Professor S.O. Kepler of Universidade Federal do Rio Grande do Sul, Brazil, and who originally discovered this star, said it was an unusual discovery.
‘The fact that such a low mass white dwarf went through carbon burning is a testimony of the effects of interacting binary evolution and its effect on the chemical evolution of the Universe,’ he said.
The findings were published in Monthly Notices of the Royal Astronomical Society.
SUPERNOVAE OCCUR WHEN A GIANT STAR EXPLODES
A supernova occurs when a star explodes, shooting debris and particles into space.
A supernova burns for only a short period of time, but it can tell scientists a lot about how the universe began.
One kind of supernova has shown scientists that we live in an expanding universe, one that is growing at an ever increasing rate.

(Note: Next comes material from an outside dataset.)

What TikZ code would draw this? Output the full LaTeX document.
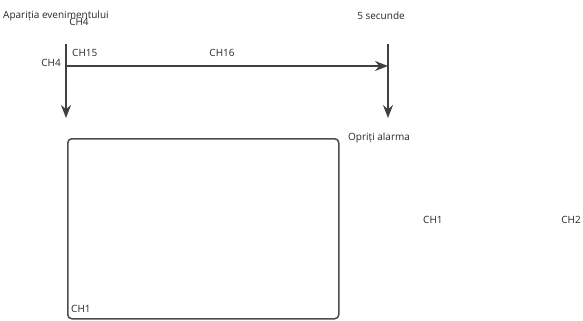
\documentclass[tikz,border=0pt]{standalone}
\usepackage{fontspec}
\setmainfont{Open Sans}
\usetikzlibrary{arrows.meta}
\begin{document}
\begin{tikzpicture}[x=1bp,y=-1bp,
  lbl/.style={inner sep=0pt,font=\fontsize{10bp}{12bp}\selectfont,text=black!85},
  conn/.style={draw=black!75,line width=1.6bp,-{Stealth[length=13bp,width=10bp]}},
  plain/.style={draw=black!75,line width=1.6bp}]
\useasboundingbox (0,0) rectangle (583,320);
\node[lbl,anchor=west] (evt) at (3,16) {Apariția evenimentului};
\node[lbl] (ch4a) at (79,22) {CH4};
\node[lbl,anchor=east] (ch4b) at (61,63) {CH4};
\node[lbl,anchor=west] (ch15) at (72,53) {CH15};
\node[lbl] (ch16) at (222,53) {CH16};
\node[lbl] (sec) at (381,16) {5 secunde};
\node[lbl,anchor=west] (stop) at (348,138) {Opriți alarma};
\node[lbl,anchor=west] (ch1a) at (423,220) {CH1};
\node[lbl,anchor=east] (ch2) at (581,220) {CH2};
\coordinate (lt) at (66,44);
\coordinate (lj) at (66,66);
\coordinate (lb) at (66,118);
\coordinate (rt) at (388,44);
\coordinate (rj) at (388,66);
\coordinate (rb) at (388,118);
\draw[conn] (lt) -- (lb);
\draw[conn] (rt) -- (rb);
\draw[conn] (lj) -- (rj);
\node[draw=black!70,line width=1.5bp,rounded corners=4bp,minimum width=271bp,minimum height=180bp,anchor=north west,inner sep=0pt] (box) at (67,138) {};
\node[lbl,anchor=west] (ch1b) at (71,309) {CH1};
\end{tikzpicture}
\end{document}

Scientists have also determined that supernovas play a key role in distributing elements throughout the universe.
In 1987, astronomers spotted a ‘titanic supernova’ in a nearby galaxy blazing with the power of over 100 million suns (pictured)
There are two known types of supernova.
The first type occurs in binary star systems when one of the two stars, a carbon-oxygen white dwarf, steals matter from its companion star.
Eventually, the white dwarf accumulates too much matter, causing the star to explode, resulting in a supernova.
The second type of supernova occurs at the end of a single star’s lifetime.
As the star runs out of nuclear fuel, some of its mass flows into its core.
Eventually, the core is so heavy it can’t stand its own gravitational force and the core collapses, resulting in another giant explosion.
Many elements found on Earth are made in the core of stars and these elements travel on to form new stars, planets and everything else in the universe.